Auteur : Thierry Zaman
Edition : Lamiroy
Sortie : avril 2018
Genre : nouvelle
Au premier abord, on pourrait se méfier de ce minuscule livre nommé opuscule étant donné que notre époque, en plus d’être de plus en plus rétive à la lecture, a également tendance à ne pas apprécier le récit court. Pourtant, à l’heure de l’instantané, on aurait tort de ne pas se laisser tenter par le petit quart d’heure de lecture que nous propose Thierry Zaman, auteur bruxellois adepte de la littérature brève, en témoigne ses nombreuses participations sur le site ShortEdition (si vous ne connaissez pas le concept, allez faire un tour sur le site, ça en vaut la peine).
En une trentaine de pages à peine, Thierry Zaman nous emmène dans le dédale des rues de Bruxelles et nous plonge dans l’imaginaire du livre, comme le préfigurait le titre. Il nous dépeint un sujet écrivain, un “Banksy littéraire” qui sème ses livres anonymement dans Bruxelles. Alors qu’autrefois, ce dernier n’aimait ni lire, ni écrire, aujourd’hui encore, il pense la littérature comme peu de gens : “La lecture est un vice. Elle enferme le lecteur dans une bulle qui le coupe du monde, qui le coupe de sa vie. Elle l’entraîne et le maintient dans le marasme des sables mouvants qu’est l’imaginaire” (p.9). Son point de vue d’écrivain sur la lecture va être confronté, au fil de ses errances, à celui de son imprimeur personnel, Gutenberg. Ce dernier l’amènera à réfléchir sur son processus d’écriture et sa conception de la lecture.
Parler de la lecture à des lecteurs ne sera jamais problématique : le public est déjà acquis. Toutefois, on aurait pu s’attendre à un sermon sur le fait que nos contemporains ne lisent plus, et que nous-mêmes, nous lisons de moins en moins.
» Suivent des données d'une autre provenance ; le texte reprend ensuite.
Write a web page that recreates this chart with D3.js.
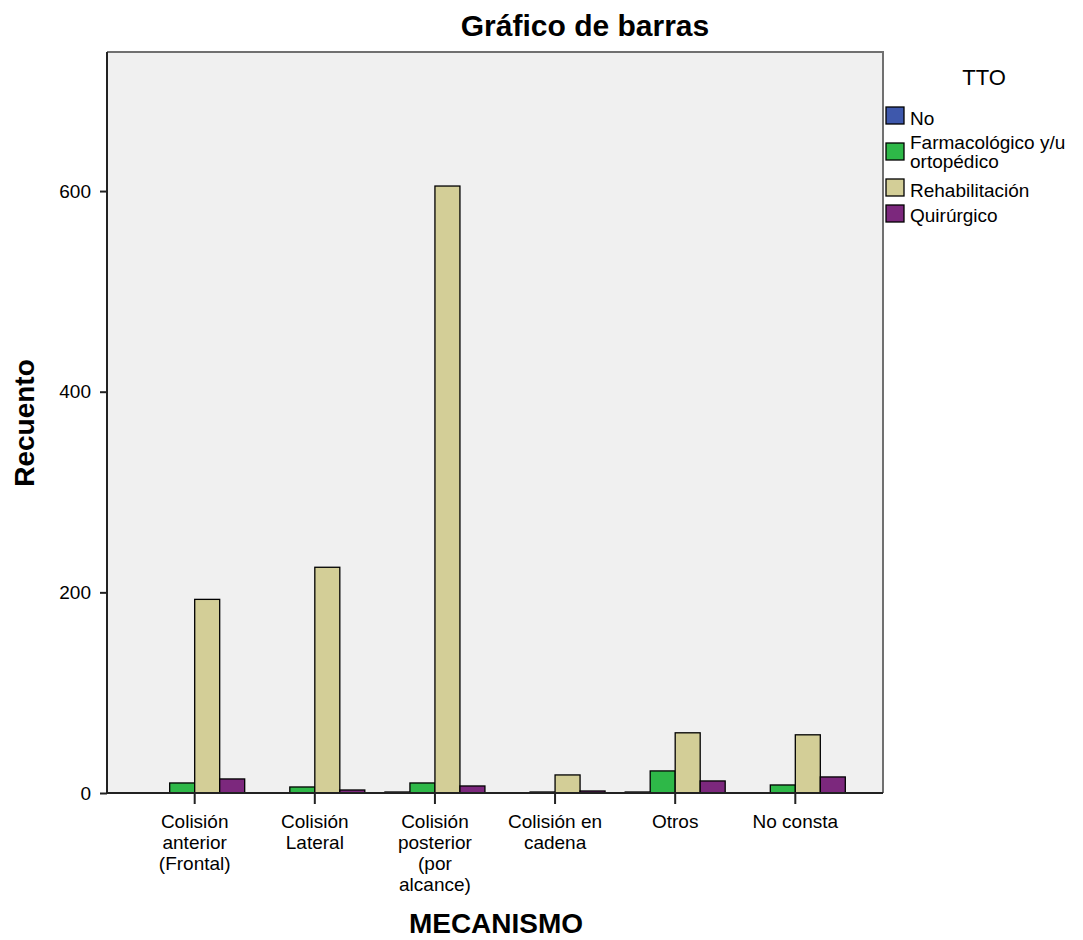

Or, il n’en est rien. Le point de vue sur la littérature est autre. Le discours considère la littérature comme un passe-temps commun, qui tue le temps, endort le présent, nous empêchant de le savourer tel qu’il est. La problématique du récit s’étend ainsi à un questionnement universel.
Ce qui fait toutefois pleinement la force de cet opuscule, c’est sa prose poétique – à la manière de Ponge -, qui s’exprime à travers des figures de style très concrètes. D’abord, des antonomases : un écrivain qui prétend être le “Banksy” de la littérature et Gutenberg, veuf ivrogne imprimeur particulier. Ensuite, des antithèses : un écrivain qui n’aimait pas lire et un imprimeur illettré. Les mots sont travaillés et cela renouvelle le plaisir de lire.
Avec #32 Le semeur de livres, Thierry Zaman nous offre un quart d’heure intense de lecture poétique, un goûter littéraire dans les rues de Bruxelles.